People living in Tier 2 and 3 areas are not allowed to see members of other households indoors, but can meet for lunch if it is for "work purposes".

Culture secretary Oliver Dowden told ITV's Peston yesterday that this was a "conscious choice" by the government to "prioritise people's jobs and livelihoods".

UKHospitality guidance says business meetings are exempt from restrictions at all tier levels.

Large restaurant groups including D&D London, Caprice Holdings, Corbin & King, Gaucho and M Restaurants are among those now accepting business bookings in London, which entered Tier 2 last week.

Victor Garvey, who owns SOLA restaurant in Soho, said: "If you look at the actual legislation as published, it's even clearer - this isn't a loophole, it's there in black and white that business gatherings count as exempt from the restrictions. So, provided guests can assure us that they're booking for legit business reasons, we'll continue to take those bookings unless and until the law changes."

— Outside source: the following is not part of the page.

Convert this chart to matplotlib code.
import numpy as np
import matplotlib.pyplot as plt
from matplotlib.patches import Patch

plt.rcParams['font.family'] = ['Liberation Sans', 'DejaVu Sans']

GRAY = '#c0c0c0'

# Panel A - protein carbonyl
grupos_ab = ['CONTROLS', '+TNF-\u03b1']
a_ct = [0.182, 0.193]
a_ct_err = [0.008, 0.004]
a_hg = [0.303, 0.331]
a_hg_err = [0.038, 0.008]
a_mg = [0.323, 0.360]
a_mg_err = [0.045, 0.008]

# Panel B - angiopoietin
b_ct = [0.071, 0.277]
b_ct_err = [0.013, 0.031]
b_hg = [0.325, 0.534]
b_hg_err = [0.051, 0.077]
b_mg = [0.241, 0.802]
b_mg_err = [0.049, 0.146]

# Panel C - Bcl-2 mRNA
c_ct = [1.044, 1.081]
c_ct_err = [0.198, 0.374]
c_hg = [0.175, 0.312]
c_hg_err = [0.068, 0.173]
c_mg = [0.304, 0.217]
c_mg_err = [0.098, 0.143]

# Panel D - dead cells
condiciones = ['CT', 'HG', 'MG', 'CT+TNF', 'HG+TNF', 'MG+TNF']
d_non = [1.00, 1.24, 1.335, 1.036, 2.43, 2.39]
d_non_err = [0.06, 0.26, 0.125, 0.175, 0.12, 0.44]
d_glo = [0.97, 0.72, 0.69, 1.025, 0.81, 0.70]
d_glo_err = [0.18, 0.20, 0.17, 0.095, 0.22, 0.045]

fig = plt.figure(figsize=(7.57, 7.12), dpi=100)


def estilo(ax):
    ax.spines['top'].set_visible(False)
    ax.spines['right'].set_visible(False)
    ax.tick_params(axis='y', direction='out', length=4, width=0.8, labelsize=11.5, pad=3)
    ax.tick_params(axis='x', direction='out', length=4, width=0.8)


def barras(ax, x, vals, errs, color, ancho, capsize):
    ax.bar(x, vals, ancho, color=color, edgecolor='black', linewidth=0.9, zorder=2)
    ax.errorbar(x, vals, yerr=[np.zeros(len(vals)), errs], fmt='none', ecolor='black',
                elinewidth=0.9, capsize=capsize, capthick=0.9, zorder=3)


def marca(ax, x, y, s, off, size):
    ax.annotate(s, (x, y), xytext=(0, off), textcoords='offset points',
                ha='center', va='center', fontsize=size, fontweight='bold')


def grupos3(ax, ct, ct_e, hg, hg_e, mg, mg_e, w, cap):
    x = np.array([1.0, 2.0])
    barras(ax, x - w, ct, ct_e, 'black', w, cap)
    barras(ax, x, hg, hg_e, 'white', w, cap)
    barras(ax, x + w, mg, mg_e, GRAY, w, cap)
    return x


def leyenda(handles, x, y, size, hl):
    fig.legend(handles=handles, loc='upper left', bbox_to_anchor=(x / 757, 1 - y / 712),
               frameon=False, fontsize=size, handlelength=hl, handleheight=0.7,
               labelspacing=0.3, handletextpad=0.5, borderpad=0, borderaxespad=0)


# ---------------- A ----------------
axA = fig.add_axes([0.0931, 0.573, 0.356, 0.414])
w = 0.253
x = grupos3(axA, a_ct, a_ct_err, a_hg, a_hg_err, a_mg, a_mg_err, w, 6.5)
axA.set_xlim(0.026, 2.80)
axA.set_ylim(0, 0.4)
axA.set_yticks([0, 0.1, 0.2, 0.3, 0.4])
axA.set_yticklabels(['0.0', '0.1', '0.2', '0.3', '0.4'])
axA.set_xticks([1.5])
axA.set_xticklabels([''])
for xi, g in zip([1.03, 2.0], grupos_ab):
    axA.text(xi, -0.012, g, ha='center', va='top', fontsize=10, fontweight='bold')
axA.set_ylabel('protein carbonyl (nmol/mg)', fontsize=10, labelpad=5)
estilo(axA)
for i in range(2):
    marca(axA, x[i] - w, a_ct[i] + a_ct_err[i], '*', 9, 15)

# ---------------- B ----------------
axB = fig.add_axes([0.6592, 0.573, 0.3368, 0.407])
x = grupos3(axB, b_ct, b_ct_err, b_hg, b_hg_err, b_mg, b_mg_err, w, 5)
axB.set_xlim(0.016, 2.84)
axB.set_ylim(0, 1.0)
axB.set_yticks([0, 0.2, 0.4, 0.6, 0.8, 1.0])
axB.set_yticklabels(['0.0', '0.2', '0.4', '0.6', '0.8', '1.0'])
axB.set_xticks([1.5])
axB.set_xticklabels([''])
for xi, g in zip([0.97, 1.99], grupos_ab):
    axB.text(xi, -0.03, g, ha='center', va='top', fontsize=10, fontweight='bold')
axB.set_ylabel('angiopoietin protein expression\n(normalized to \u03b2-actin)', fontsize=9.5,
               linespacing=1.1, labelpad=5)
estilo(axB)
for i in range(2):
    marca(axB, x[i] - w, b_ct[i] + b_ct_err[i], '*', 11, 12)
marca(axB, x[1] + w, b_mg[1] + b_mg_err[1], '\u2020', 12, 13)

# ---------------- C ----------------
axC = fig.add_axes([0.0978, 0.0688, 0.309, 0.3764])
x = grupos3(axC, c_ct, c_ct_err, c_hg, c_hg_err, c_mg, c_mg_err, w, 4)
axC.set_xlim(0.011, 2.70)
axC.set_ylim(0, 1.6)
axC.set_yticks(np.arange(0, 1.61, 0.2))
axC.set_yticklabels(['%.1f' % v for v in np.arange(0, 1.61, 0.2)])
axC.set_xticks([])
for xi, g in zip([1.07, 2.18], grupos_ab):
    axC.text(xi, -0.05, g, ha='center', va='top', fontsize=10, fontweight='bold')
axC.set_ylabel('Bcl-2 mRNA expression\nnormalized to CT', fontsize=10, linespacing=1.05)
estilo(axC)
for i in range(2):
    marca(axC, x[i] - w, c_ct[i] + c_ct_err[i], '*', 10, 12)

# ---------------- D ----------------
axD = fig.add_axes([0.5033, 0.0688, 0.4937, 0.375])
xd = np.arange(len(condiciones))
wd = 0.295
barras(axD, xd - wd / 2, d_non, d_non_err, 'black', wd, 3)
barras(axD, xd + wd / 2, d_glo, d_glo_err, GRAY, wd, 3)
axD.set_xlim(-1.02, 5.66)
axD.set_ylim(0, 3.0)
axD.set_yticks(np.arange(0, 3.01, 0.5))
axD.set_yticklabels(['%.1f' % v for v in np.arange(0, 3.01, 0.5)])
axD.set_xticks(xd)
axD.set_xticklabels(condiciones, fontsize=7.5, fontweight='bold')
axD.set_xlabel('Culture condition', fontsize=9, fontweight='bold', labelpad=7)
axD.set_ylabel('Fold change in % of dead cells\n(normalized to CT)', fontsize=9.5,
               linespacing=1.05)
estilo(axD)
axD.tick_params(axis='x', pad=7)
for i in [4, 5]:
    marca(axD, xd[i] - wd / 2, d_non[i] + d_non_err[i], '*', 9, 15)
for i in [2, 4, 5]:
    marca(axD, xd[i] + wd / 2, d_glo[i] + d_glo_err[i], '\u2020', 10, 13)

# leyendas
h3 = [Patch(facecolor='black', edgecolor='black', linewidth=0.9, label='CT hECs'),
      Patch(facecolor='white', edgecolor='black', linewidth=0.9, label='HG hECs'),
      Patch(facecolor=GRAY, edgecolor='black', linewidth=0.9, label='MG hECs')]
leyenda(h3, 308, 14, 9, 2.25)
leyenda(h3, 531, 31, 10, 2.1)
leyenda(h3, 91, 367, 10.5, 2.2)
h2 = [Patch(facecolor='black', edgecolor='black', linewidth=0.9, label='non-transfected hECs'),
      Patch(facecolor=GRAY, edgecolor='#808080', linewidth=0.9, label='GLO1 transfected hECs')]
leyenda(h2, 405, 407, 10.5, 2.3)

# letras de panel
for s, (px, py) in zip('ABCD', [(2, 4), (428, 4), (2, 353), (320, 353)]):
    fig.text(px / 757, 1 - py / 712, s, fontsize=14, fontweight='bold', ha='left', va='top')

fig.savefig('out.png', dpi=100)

Many central London restaurants rely on work lunches to boost trade during weekdays, but operators have warned the exemption is still not enough to sustain businesses in the face of falling city centre footfall.

Xavier Rousset, owner of the Black Book wine bar in Soho, said: "We welcome the news, but it still isn't enough to make any business viable in the coming weeks. The whole thing is still a slow death for the hospitality industry and as an owner, it is extremely distressing to see your business agonising without being able to do anything."

Corbin & King co-founder Jeremy King said that sales at his West End restaurants, which include the Wolseley and Brasserie Zedel, fell 50% this week after Tier 2 rules came into force. The group is now accepting bookings for work lunches, up to a limit of six people at a time.

In an email to customers on Tuesday, King wrote: "The problem with Tier 2 is that it is the worst of both worlds as we are left in ‘no man's land' with our clientele discouraged to come but no compensatory help from the government.

"What will really determine the survival of restaurants is establishing whether the government really cares about us and also admit their mistakes on all the peripheral idiocies that make restaurateuring nigh impossible: curfew, congestion charges, and the congestion inducing street barriers to name a few."

When contacted by The Caterer to clarify the rules around business lunches a Cabinet Office spokesperson pointed to guidance which states: "There are exemptions [to the tier rules] where people from different households can gather in indoor settings that are open, which includes for work purposes."

The changing restrictions have created confusion over how different rules should be enforced. The Metropolitan Police yesterday withdrew a letter suggesting pubs request photo ID to check if customers were from the same household, denying that it was official policy.